Source material.
[Start]

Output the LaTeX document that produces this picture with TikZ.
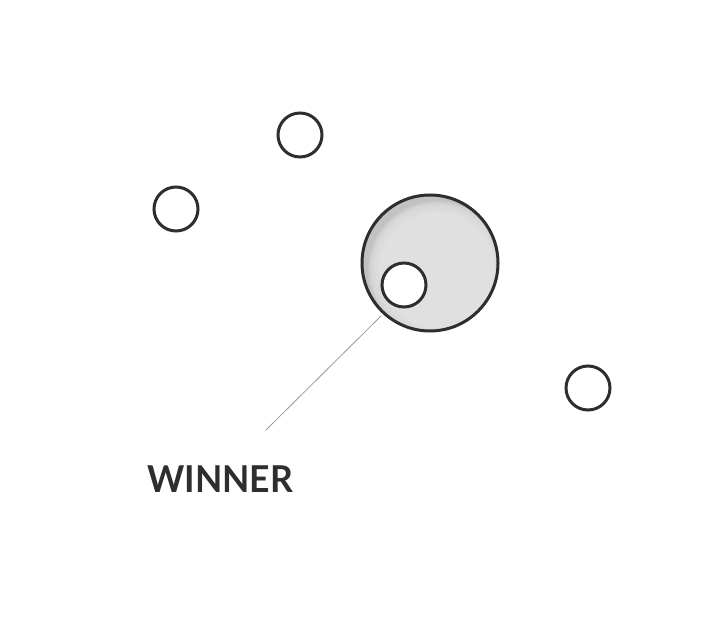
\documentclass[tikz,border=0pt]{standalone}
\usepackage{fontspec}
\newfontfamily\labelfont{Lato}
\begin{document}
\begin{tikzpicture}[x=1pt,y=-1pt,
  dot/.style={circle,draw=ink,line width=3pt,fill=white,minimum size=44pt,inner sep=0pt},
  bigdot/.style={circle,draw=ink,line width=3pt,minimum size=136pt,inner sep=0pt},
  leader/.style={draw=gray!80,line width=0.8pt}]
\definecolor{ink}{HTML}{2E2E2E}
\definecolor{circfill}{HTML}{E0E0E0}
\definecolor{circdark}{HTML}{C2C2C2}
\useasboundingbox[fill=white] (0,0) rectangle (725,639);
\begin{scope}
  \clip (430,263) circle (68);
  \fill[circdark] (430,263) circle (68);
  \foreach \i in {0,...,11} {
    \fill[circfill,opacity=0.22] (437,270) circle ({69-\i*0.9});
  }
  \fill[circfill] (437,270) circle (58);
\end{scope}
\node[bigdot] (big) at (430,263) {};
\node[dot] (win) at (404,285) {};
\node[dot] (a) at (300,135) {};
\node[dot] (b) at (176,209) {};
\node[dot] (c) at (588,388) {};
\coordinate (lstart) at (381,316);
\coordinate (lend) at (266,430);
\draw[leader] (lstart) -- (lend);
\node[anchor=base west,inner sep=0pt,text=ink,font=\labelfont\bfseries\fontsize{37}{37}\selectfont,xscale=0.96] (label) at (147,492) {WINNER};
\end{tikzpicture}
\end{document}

[End]

To do.
Reproduce every line precisely as given, omitting all pictures.

Result for this task.
Output the LaTeX document that produces this picture with TikZ.
\documentclass[tikz,border=0pt]{standalone}
\usepackage{fontspec}
\newfontfamily\labelfont{Lato}
\begin{document}
\begin{tikzpicture}[x=1pt,y=-1pt,
  dot/.style={circle,draw=ink,line width=3pt,fill=white,minimum size=44pt,inner sep=0pt},
  bigdot/.style={circle,draw=ink,line width=3pt,minimum size=136pt,inner sep=0pt},
  leader/.style={draw=gray!80,line width=0.8pt}]
\definecolor{ink}{HTML}{2E2E2E}
\definecolor{circfill}{HTML}{E0E0E0}
\definecolor{circdark}{HTML}{C2C2C2}
\useasboundingbox[fill=white] (0,0) rectangle (725,639);
\begin{scope}
  \clip (430,263) circle (68);
  \fill[circdark] (430,263) circle (68);
  \foreach \i in {0,...,11} {
    \fill[circfill,opacity=0.22] (437,270) circle ({69-\i*0.9});
  }
  \fill[circfill] (437,270) circle (58);
\end{scope}
\node[bigdot] (big) at (430,263) {};
\node[dot] (win) at (404,285) {};
\node[dot] (a) at (300,135) {};
\node[dot] (b) at (176,209) {};
\node[dot] (c) at (588,388) {};
\coordinate (lstart) at (381,316);
\coordinate (lend) at (266,430);
\draw[leader] (lstart) -- (lend);
\node[anchor=base west,inner sep=0pt,text=ink,font=\labelfont\bfseries\fontsize{37}{37}\selectfont,xscale=0.96] (label) at (147,492) {WINNER};
\end{tikzpicture}
\end{document}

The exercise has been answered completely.